In an era when 70% of the US rig count is tied to unconventional drilling, it may surprise some that the most unconventional endeavor in all of oil and gas at the moment is actually conventional drilling.

Conventional? There are those who argue conventional drilling is the oil and gas version of early 20th century buggy-whip manufacturers. At first glance, evidence supports the meme. The rig count for conventional drilling is falling faster than the decline curve on an unconventional shale well.

Vertical drilling, which is less than 30% of the rig count, is a useful proxy for conventional drilling. There are fewer than four dozen rigs employed in US gas-directed vertical drilling. But while the oil-directed vertical rig count is higher—more than 330 units in April 2013—much of that activity is tied to tight-formation Wolfberry and Wolfbone commingled production in the Permian Basin, which employs 150 rigs, or about half of the national vertical oil-directed rig count.

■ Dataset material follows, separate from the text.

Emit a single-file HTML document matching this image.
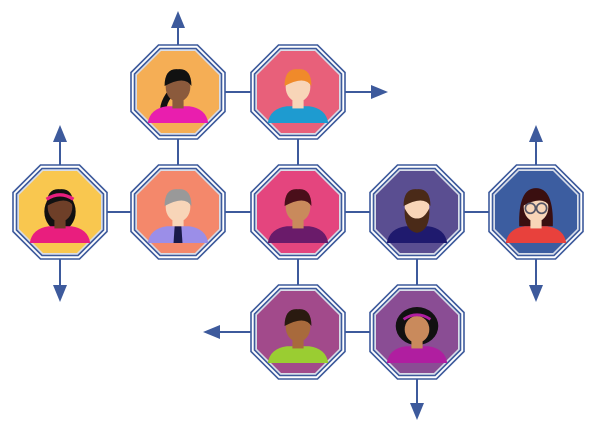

Of the remaining vertical rigs in the US, approximately 45 are drilling on the Central Basin Platform (CBP), the buried uplift that separates the Permian Basin into a butterfly-shaped feature with the Delaware and Midland sub-basins serving as wings.

And it is here, atop the CBP, that a renewed interest in legacy targets signals a revival under way in conventional development, the most neglected segment in oil and gas. The CBP is a natural for this theme. It features shallow, historically prolific fields. The Texas portion of the CBP has produced more than 12.4 billion barrels of oil in 90 years, mostly from shelf carbonates in upper Permian-age San Andres and Grayburg formations, or the underlying Glorieta. These highly porous formations are naturally suited to secondary and tertiary recovery efforts and are at depths shallower than 8,000 feet, featuring a low-cost, low-risk, high-rate-of-return opportunity.Couple that with attractive oil prices, and you have the context for renewed interest in conventionals.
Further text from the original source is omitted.